When I spotted Presidents Who Have Known Me on the shelves of the Montana Valley Bookstore, I knew I had to get it. With a title like that, the book was either going to turn out to be a classic of egocentric bombast or an enjoyable exercise in self-mockery, something along the lines of Spike Milligan’s Adolf Hitler: My Part in his Downfall.
Instead, it turns out to be a little of each and not enough of either to recommend to anyone but a historian desperate for an anecdote about some figure or other from midcentury American politics. George E. Allen’s Wikipedia entry describes him as a “political operative,” and based on his book, it’s a good way to sum him up. A Mississippian who had a few unsuccessful years as a small-town lawyer, Allen managed to work his way through a variety of jobs, including lobbyist and hotel manager, until he became a staffer for Pat Harrison, the senior Democratic senator from Mississippi and a key Roosevelt ally in Congress. With Harrison’s support, along with that of FDR’s press secretary, Steve Early, he managed to get appointed as one of the commissioners running the District of Columbia–a post he held for most of the 1930s.
He also wangled his way into a variety of official and unofficial positions in the Democratic Party, which led him to work (if mostly intermittently and on the margins) with FDR and Truman. His were one of a number of hands through which the notorious series of hand-written notes from FDR that eventually led to Truman’s selection of the Vice Presidential candidate in 1944. Later, he became involved with Truman’s re-election campaign in 1948. One recollection of this experience manages to illustrate how Allen attempts to be self-deprecating and self-celebrating at the same time and manages to flub the whole thing:
Almost all the political experts, both professional and amateur, were wrong in their predictions about the outcome of the last Presidential election [1948--Ed.]. But not one of them was more wrong than I. Indeed, I was even wronger than George Gallup.
To make it worse, I was, at the time of the campaign, a sort of self-appointed unofficial advisor to President Harry S. Truman. I was in a position to tell him how is campaign should be run, and I did so. All through the campaign Mr. Truman ignored my advice, and all through the campaign I kep promising myself that when he lost to Thomas E. Dewey I would remember to be generous and not say, “I told you so.” When it was all over and he had won, I told him that I had been supremely confident of his defeat.
“So was everybody else,” he confided, “but you’re the first one who’s admitted it.”
In case we fail to get his point, Allen makes it again, and as obviously as humanly possible: “My point is that whereas almost everybody was wrong on this occasion I managed to rise above the pack and get credit for being outstandingly wrong.” Why do I get the feeling that George Allen had a tendency to repeat the punch line when a joke failed to get a big enough laugh?

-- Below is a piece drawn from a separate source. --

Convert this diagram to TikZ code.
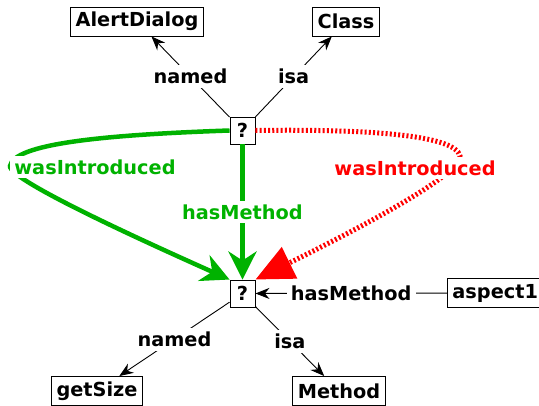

Allen–whose chief assets appear to have been an endless supply of jokes and ready availability as an extra hand at poker and bridge–didn’t come from Missouri, but that aside, exemplified the band of card-playing buddies Truman kept close at hand for advice and support. Allen fit in well with the likes of Truman’s old World War One Army pal, Harry Vaughan, who was promoted to General and appointed as the President’s Military Aide on the strength of similar achievements.
Indeed, when Truman appointed Allen to a seat on the board of the Reconstruction Finance Corporation, the Washington Star broke the news with the headline, “Appointment of Allen to RFC Board Called Worst Choice Made by Truman.” Allen’s face made the cover of Time magazine, with the caption, “George E. Allen: For the President: jokes, cheers.” Despite the outcry of influential columnists such as Drew Pearson and Walter Lippmann, all of whom noted that Allen was utterly unqualified for the job, a circle of Democratic Party supporters, led by Senator Alben Barkley (who went on to become Truman’s running mate in 1948), arranged to get the appointment confirmed. Allen acknowledges his lack of qualifications but insists that he had to go through it for Truman’s sake. In the end, he resigned the post after a year, having done almost nothing. This he seems to consider an illustration of his personal integrity and loyalty to the President. One wonders why he didn’t try harder to talk Truman out of making the appointment in the first place.
No, actually, by the time one reaches this point in the book, the whole affair seems to sum up Allen’s character. After all, he uses the Time magazine portrait for the cover of his own book.
Allen’s ambiguous role in Washington politics seems to have rapidly grown smaller after the RFC stint, and the book may have been an earnest attempt to keep his name in the spotlight a bit longer. Although he assures his readers that, looking ahead to the growing struggle between democracy and communism, “the men who emerge as our leaders will have the incalculable advantage of knowing me,” the evidence shows that his principal patron after 1950 was FBI Director J. Edgar Hoover, with whom he regularly lunched and went to the horse races. One may take some consolation that other American leaders failed to take advantage of Allen’s acquaintance.